KANSAS CITY, Mo. — Following the release of surveillance video that captured a shooting in which a Kansas City, Missouri, police officer fatally shot a 31-year-old man, a retired FBI agent said the footage doesn't show the full picture.
Metro faith leaders released video of the March 25, raising concerns about officer conduct. During the incident, Malcolm Johnson was shot and killed and a KCPD officer was shot in the leg, seemingly after a scuffle at a gas station at East 63rd Street and Prospect Avenue.
Police were trying to arrest Johnson for his alleged role in a previous shooting.
"They had ample reason to be afraid and take precaution," Michael Tabman, a retired FBI agent, said. "Nothing wrong with pulling the gun. I just don't know if I would've done it like that in such short quarters."
Tabman analyzed what he could of the video, which doesn't show the exact moments when the shots were fired.
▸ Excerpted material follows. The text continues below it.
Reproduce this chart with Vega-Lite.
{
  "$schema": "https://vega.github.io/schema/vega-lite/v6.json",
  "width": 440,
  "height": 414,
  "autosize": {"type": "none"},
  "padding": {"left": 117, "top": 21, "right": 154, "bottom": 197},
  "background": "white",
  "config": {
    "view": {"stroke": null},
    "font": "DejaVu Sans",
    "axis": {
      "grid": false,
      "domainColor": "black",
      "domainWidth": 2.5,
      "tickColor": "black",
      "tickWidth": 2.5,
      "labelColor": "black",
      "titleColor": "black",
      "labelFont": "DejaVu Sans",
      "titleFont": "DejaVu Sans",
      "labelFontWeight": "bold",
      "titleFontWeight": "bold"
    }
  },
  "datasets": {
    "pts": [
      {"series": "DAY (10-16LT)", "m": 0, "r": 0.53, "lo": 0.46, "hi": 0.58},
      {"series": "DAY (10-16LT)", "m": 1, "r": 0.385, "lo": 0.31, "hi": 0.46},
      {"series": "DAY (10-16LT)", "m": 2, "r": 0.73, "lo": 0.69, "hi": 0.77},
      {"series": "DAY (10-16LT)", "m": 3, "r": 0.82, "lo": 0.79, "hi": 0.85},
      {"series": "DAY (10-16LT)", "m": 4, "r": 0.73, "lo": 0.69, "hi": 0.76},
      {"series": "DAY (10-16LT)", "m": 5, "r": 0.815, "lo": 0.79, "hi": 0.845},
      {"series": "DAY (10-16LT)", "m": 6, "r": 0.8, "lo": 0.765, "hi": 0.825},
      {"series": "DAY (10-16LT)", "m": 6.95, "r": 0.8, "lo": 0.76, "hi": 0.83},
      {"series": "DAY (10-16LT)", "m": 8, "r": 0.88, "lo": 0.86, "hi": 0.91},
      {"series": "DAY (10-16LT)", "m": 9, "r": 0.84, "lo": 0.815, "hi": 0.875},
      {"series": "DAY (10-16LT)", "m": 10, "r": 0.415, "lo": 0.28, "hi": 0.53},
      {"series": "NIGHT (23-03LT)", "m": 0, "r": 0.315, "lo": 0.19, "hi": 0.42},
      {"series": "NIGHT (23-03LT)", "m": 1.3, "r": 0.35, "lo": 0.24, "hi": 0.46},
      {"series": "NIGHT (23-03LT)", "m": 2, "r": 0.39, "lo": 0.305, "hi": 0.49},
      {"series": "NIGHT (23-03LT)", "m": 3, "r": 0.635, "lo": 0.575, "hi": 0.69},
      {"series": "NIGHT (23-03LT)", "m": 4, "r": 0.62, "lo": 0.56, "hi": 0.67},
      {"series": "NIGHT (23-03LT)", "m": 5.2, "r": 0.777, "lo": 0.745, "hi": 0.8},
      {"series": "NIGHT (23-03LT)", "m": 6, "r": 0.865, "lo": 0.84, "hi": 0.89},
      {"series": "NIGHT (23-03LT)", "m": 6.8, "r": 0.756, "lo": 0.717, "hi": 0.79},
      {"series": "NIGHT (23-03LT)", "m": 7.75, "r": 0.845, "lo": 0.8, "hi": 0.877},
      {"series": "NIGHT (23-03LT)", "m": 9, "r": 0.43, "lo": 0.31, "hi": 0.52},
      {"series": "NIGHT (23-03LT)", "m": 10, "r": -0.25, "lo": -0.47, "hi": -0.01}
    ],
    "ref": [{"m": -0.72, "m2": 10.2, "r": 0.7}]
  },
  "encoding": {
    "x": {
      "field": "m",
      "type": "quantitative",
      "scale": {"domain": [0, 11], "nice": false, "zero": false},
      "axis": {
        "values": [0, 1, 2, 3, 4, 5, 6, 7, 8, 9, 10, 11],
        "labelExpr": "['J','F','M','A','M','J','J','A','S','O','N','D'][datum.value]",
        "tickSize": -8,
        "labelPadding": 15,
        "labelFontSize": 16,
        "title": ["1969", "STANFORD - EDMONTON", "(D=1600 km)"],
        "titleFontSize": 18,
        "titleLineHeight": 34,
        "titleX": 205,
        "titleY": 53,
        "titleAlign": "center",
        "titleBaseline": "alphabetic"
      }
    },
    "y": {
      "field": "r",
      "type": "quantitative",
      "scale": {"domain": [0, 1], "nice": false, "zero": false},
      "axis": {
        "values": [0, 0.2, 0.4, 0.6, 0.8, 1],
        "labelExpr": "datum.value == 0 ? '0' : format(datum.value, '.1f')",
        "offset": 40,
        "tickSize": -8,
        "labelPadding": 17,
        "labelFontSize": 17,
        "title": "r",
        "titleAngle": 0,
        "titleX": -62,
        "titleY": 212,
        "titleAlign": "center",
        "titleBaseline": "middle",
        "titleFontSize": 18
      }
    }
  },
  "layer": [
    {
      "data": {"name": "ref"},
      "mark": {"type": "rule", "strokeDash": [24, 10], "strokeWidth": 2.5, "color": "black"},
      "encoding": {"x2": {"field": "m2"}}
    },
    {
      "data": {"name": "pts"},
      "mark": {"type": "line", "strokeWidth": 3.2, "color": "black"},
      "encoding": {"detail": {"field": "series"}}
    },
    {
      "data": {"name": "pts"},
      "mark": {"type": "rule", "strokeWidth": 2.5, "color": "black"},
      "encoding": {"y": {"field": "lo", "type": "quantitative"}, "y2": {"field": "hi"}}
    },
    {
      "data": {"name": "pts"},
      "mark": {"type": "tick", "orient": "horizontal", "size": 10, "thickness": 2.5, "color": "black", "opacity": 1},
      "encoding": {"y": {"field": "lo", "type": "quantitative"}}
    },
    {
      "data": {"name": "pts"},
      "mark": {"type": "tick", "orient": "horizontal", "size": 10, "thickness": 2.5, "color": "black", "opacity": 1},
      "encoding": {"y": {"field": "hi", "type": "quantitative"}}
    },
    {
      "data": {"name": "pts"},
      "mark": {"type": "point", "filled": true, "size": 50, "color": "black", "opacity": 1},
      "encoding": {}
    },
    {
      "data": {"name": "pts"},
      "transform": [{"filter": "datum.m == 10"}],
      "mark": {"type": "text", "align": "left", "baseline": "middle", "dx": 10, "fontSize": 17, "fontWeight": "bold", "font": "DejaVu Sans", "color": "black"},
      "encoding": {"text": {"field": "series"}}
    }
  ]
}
He said the officers should have known exactly where Johnson was in the store before doing anything, because it appears they might not have recognized him at first with his hood over his head.
Tabman critiqued that the officers should have stood at a further distance from Johnson, then told him to put his hands up and continue with the arrest.
"I think some tactics may have done a little better, but that doesn't make it an inappropriate use of force," Tabman said.
It's unclear how many angles of the incident police have.
And Tabman said he wonders how releasing just part of the evidence would impact the investigation.
"A storekeeper could change their testimony – anybody, a cop could change his testimony based on what he saw. I don't see it as helping," Tabman said.
Missouri State Highway Patrol is heading up the investigation. They said Tuesday afternoon they haven't seen this released video yet and don't know if it's part of what their investigators already gathered.
"We have surveillance video from the store, as well as other video evidence," Sgt. Bill Lowe said.
Tabman said it's right to hold officers accountable but the released video doesn't give him the whole picture.
"The fact that we can't see anything takes our ability away to judge," Tabman said.